Thursday, October 22, 2009

There is no deal between the AMA and Obama, and "doctor's fix" does not count as part of health reform cost!

A few days ago the media started piping about the "doctor's fix" - Democrats have promised to cancel a plan to cut the fees that Medicare pays doctors by 21%. The cuts were scheduled for this January. The Washington Post claimed that the cancellation is planned to be passed separately from the reform bill so that Obama can hold up a fake promise of the reform not adding deficits to the budget. In exchange for this cancellation, Obama gains support from the AMA without breaking his promise. Over a ten-year period this “doctor’s fix” will cost $247 billion.

Now please read carefully - the above claim by the Washington Post (which has published more misleading, unsubstantiated articles of late) is false. Here, Maggie Mahar explained, very clearly, why.

With a little bit of digging, the Washington Post would have known that these proposed Medicare cuts were never actually performed even though they have always been budgeted in falsely during the Bush administration, simply because it is impossible to do. Part of the current problems with health care is that our current reimbursements are illogical, with important fields like primary care and palliative care underpaid, while other fields are overpaid. Blindly cutting reimbursements across the board is lazy and stupid - Problems with Medicare reimbursements are obviously complicated and require well thought-out, personalized, specific changes. If the Washington Post had done a little research, they would have known that suddenly accumulating all past unperformed cuts and execute it in one blow years later is a ridiculous idea, not to mention that Congress for all of those years never went through with it - why should they suddenly go through with a ridiculous idea at an even more ridiculous level (21%) now?

This makes me question - what type of irresponsible journalism led the Washington Post to make such false, inflammatory claim when a simple research would have shown that the claim is untrue?

More interestingly, watch this face-off between Maggie and Douglas Holtz-Eakin, a former director of the Congressional Budget Office, and a fellow at the Manhattan Institute. You can decide for yourself who to believe, but for me, Maggie obviously read the bills and knew exactly what she's talking about. She provided specific quotes and numbers that can be easily checked - she told you exactly how to check them. Holtz-Eakin, on the other hand, reverted to same memorized sentences and refused to directly address Maggie's rebuttal, because he didn't seem to know the issues inside out and therefore could not draw on hard facts and numbers to counter Maggie's comments.
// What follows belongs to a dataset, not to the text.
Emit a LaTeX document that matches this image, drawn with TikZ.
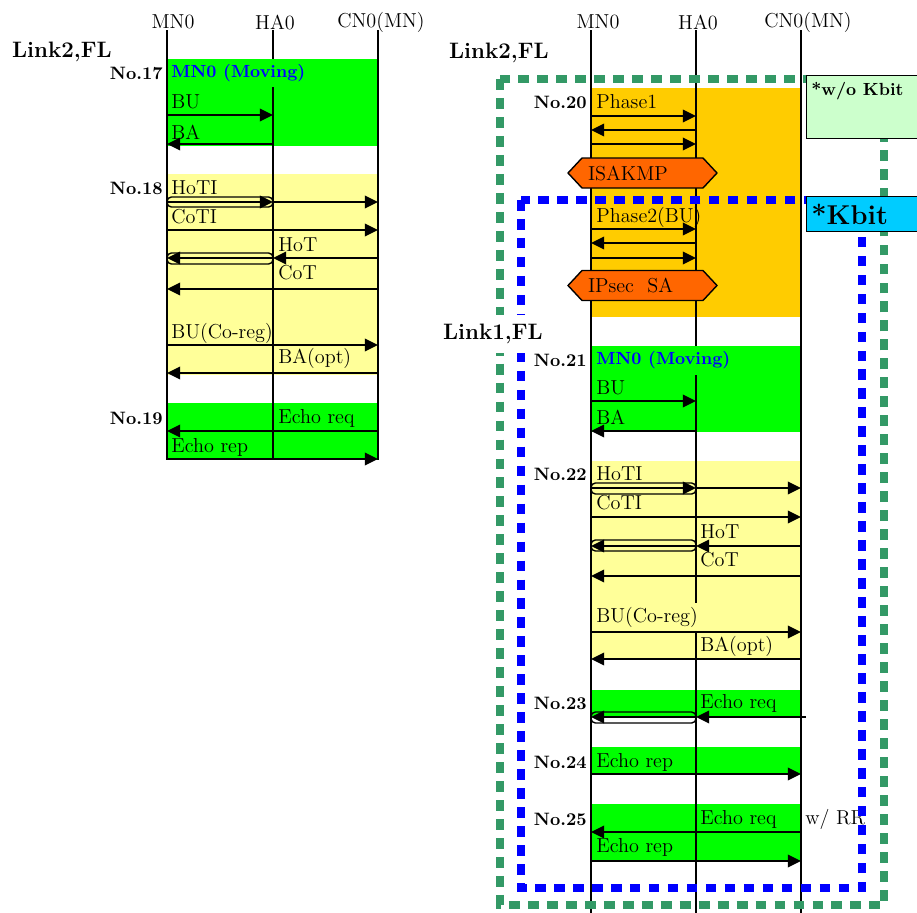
\documentclass[tikz,border=0pt]{standalone}
\usepackage{tikz}
\usetikzlibrary{arrows.meta,positioning,shapes.symbols,calc}
\definecolor{mgreen}{RGB}{0,255,0}
\definecolor{myellow}{RGB}{255,255,153}
\definecolor{morange}{RGB}{255,204,0}
\definecolor{hexorange}{RGB}{255,102,0}
\definecolor{paleg}{RGB}{204,255,204}
\definecolor{kcyan}{RGB}{0,204,255}
\definecolor{dgreen}{RGB}{51,153,102}
\definecolor{dblue}{RGB}{0,0,255}

\begin{document}
\begin{tikzpicture}[x=0.02cm, y=-0.02cm,
    life/.style={line width=1.5pt},
    arr/.style={-{Triangle[length=7.5pt,width=7pt]}, line width=1.6pt},
    tun/.style={draw, line width=0.8pt, rounded corners=2.5pt},
    head/.style={inner sep=0pt, font=\fontsize{11.5}{13}\selectfont},
    lbl/.style={anchor=west, inner sep=0pt, font=\fontsize{11.5}{13}\selectfont},
    mov/.style={anchor=west, inner sep=0pt, text=dblue, font=\bfseries},
    num/.style={anchor=east, inner sep=0pt, font=\fontsize{10.2}{12}\selectfont\bfseries},
    link/.style={anchor=west, inner sep=1pt, font=\fontsize{12.7}{15}\selectfont\bfseries},
    hex/.style={signal, signal to=west and east, signal pointer angle=94, draw,
                fill=hexorange, line width=0.8pt, minimum height=0.6cm,
                text width=2.18cm, inner xsep=0.12cm, inner ysep=0pt, align=left,
                font=\fontsize{11.5}{13}\selectfont},
    kbox/.style={draw, line width=0.8pt, anchor=north west, minimum width=2.48cm},
    gdash/.style={draw=dgreen, line width=4pt, dash pattern=on 6.2pt off 4.6pt},
    bdash/.style={draw=dblue, line width=4.3pt, dash pattern=on 6pt off 4.8pt}
]
\useasboundingbox (0,0) rectangle (917,913);

% lifeline heads
\coordinate (LMN) at (167,30);
\coordinate (LHA) at (273,30);
\coordinate (LCN) at (378,30);
\coordinate (RMN) at (591,30);
\coordinate (RHA) at (696,30);
\coordinate (RCN) at (801,30);
\node[head] (lmnh) at (173,22) {MN0};
\node[head] (lhah) at (275,22) {HA0};
\node[head] (lcnh) at (381,22) {CN0(MN)};
\node[head] (rmnh) at (598,22) {MN0};
\node[head] (rhah) at (698,22) {HA0};
\node[head] (rcnh) at (808,22) {CN0(MN)};

% colour bands
\fill[mgreen] (167,59) rectangle (378,146);
\fill[myellow] (167,174) rectangle (378,375);
\fill[mgreen] (167,403) rectangle (378,460);
\fill[morange] (591,88) rectangle (801,317);
\fill[mgreen] (591,346) rectangle (801,432);
\fill[myellow] (591,461) rectangle (801,660);
\fill[mgreen] (591,690) rectangle (801,717);
\fill[mgreen] (591,747) rectangle (801,774);
\fill[mgreen] (591,804) rectangle (801,861);

% lifelines
\draw[life] (LMN) -- (LMN|-0,460);
\draw[life] (LHA) -- (LHA|-0,460);
\draw[life] (LCN) -- (LCN|-0,460);
\draw[life] (RMN) -- (RMN|-0,913);
\draw[life] (RHA) -- (RHA|-0,913);
\draw[life] (RCN) -- (RCN|-0,913);

% left: No.17 - No.19
\node[num] (n17) at (163,73) {No.17};
\node[mov, fill=mgreen, minimum height=0.58cm] (mv17) at (171,73) {MN0 (Moving)};
\node[lbl] (bu17) at (171,102) {BU};
\draw[arr] (LMN|-0,115) -- (LHA|-0,115);
\node[lbl] (ba17) at (171,132) {BA};
\draw[arr] (LHA|-0,144) -- (LMN|-0,144);

\node[num] (n18) at (163,188) {No.18};
\node[lbl] (hoti18) at (171,188) {HoTI};
\draw[tun] (LMN|-0,197) rectangle (LHA|-0,207);
\draw[arr] (LMN|-0,202) -- (LHA|-0,202);
\draw[arr] (LHA|-0,202) -- (LCN|-0,202);
\node[lbl] (coti18) at (171,217) {CoTI};
\draw[arr] (LMN|-0,230) -- (LCN|-0,230);
\node[lbl] (hot18) at (278,245) {HoT};
\draw[arr] (LCN|-0,258) -- (LHA|-0,258);
\draw[tun] (LMN|-0,253) rectangle (LHA|-0,264);
\draw[arr] (LHA|-0,258) -- (LMN|-0,258);
\node[lbl] (cot18) at (278,273) {CoT};
\draw[arr] (LCN|-0,289) -- (LMN|-0,289);
\node[lbl] (bu18) at (171,333) {BU(Co-reg)};
\draw[arr] (LMN|-0,345) -- (LCN|-0,345);
\node[lbl] (ba18) at (278,358) {BA(opt)};
\draw[arr] (LCN|-0,373) -- (LMN|-0,373);

\node[num] (n19) at (163,418) {No.19};
\node[lbl] (req19) at (278,418) {Echo req};
\draw[arr] (LCN|-0,431) -- (LMN|-0,431);
\node[lbl] (rep19) at (171,447) {Echo rep};
\draw[arr] (LMN|-0,459) -- (LCN|-0,459);

% right: No.20 - No.25
\node[num] (n20) at (587,102) {No.20};
\node[lbl] (ph1) at (596,102) {Phase1};
\draw[arr] (RMN|-0,116) -- (RHA|-0,116);
\draw[arr] (RHA|-0,130) -- (RMN|-0,130);
\draw[arr] (RMN|-0,144) -- (RHA|-0,144);
\node[hex] (isakmp) at (642.5,173) {ISAKMP};
\node[lbl] (ph2) at (596,217) {Phase2(BU)};
\draw[arr] (RMN|-0,229) -- (RHA|-0,229);
\draw[arr] (RHA|-0,243) -- (RMN|-0,243);
\draw[arr] (RMN|-0,258) -- (RHA|-0,258);
\node[hex] (ipsec) at (642.5,285.5) {IPsec~~SA};

\node[num] (n21) at (587,360) {No.21};
\node[mov, fill=mgreen, minimum height=0.58cm] (mv21) at (596,360) {MN0 (Moving)};
\node[lbl] (bu21) at (596,388) {BU};
\draw[arr] (RMN|-0,401) -- (RHA|-0,401);
\node[lbl] (ba21) at (596,417) {BA};
\draw[arr] (RHA|-0,431) -- (RMN|-0,431);

\node[num] (n22) at (587,474) {No.22};
\node[lbl] (hoti22) at (596,474) {HoTI};
\draw[tun] (RMN|-0,483) rectangle (RHA|-0,494);
\draw[arr] (RMN|-0,488) -- (RHA|-0,488);
\draw[arr] (RHA|-0,488) -- (RCN|-0,488);
\node[lbl] (coti22) at (596,503) {CoTI};
\draw[arr] (RMN|-0,517) -- (RCN|-0,517);
\node[lbl] (hot22) at (700,532) {HoT};
\draw[arr] (RCN|-0,546) -- (RHA|-0,546);
\draw[tun] (RMN|-0,540) rectangle (RHA|-0,551);
\draw[arr] (RHA|-0,546) -- (RMN|-0,546);
\node[lbl] (cot22) at (700,560) {CoT};
\draw[arr] (RCN|-0,576) -- (RMN|-0,576);
\node[lbl, fill=myellow, minimum height=0.56cm] (bu22) at (596,617) {BU(Co-reg)};
\draw[arr] (RMN|-0,632) -- (RCN|-0,632);
\node[lbl] (ba22) at (700,646) {BA(opt)};
\draw[arr] (RCN|-0,659) -- (RMN|-0,659);

\node[num] (n23) at (587,703) {No.23};
\node[lbl] (req23) at (700,703) {Echo req};
\coordinate (e23) at (806,717);
\draw[arr] (e23) -- (RHA|-e23);
\draw[tun] (RMN|-0,712) rectangle (RHA|-0,723);
\draw[arr] (RHA|-e23) -- (RMN|-e23);

\node[num] (n24) at (587,762) {No.24};
\node[lbl] (rep24) at (596,762) {Echo rep};
\draw[arr] (RMN|-0,774) -- (RCN|-0,774);

\node[num] (n25) at (587,819) {No.25};
\node[lbl] (req25) at (700,819) {Echo req};
\node[lbl] (rr25) at (805,819) {w/ RR};
\draw[arr] (RCN|-0,832) -- (RMN|-0,832);
\node[lbl] (rep25) at (596,847) {Echo rep};
\draw[arr] (RMN|-0,861) -- (RCN|-0,861);

% key areas
\draw[gdash] (500,79) rectangle (884,905);
\draw[bdash] (521,200) rectangle (862,888);
\node[kbox, fill=paleg, minimum height=1.26cm] (wokbit) at (806,75) {};
\node[anchor=north west, inner sep=0pt, font=\bfseries] (wokbitt) at (811,82) {*w/o Kbit};
\node[kbox, fill=kcyan, minimum height=0.7cm] (kbit) at (806,196) {};
\node[anchor=west, inner sep=0pt, font=\fontsize{15.5}{18}\selectfont\bfseries] (kbitt) at (811,214) {*Kbit};

% link labels
\node[link] (link2l) at (10,52) {Link2,FL};
\node[link] (link2r) at (447,53) {Link2,FL};
\node[link, fill=white, inner ysep=5pt] (link1r) at (441,334) {Link1,FL};
\end{tikzpicture}
\end{document}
I also have to criticize Lou Dobbs for his comments on the senators not reading the bills. He's trying to be tough and put Maggie on the spot but, really, that point is not relevant to the debate at hand and it's not even worth shouting and yelling about. Obviously, senators can't read every bill when each is thousands of pages long, so of course they rely on their staff to digest the bills for them, so that they can make decisions about myriad of issues and actually function. That's called delegation, and irrelevant attacks just so you can be tough is, for lack of a better word, stupid.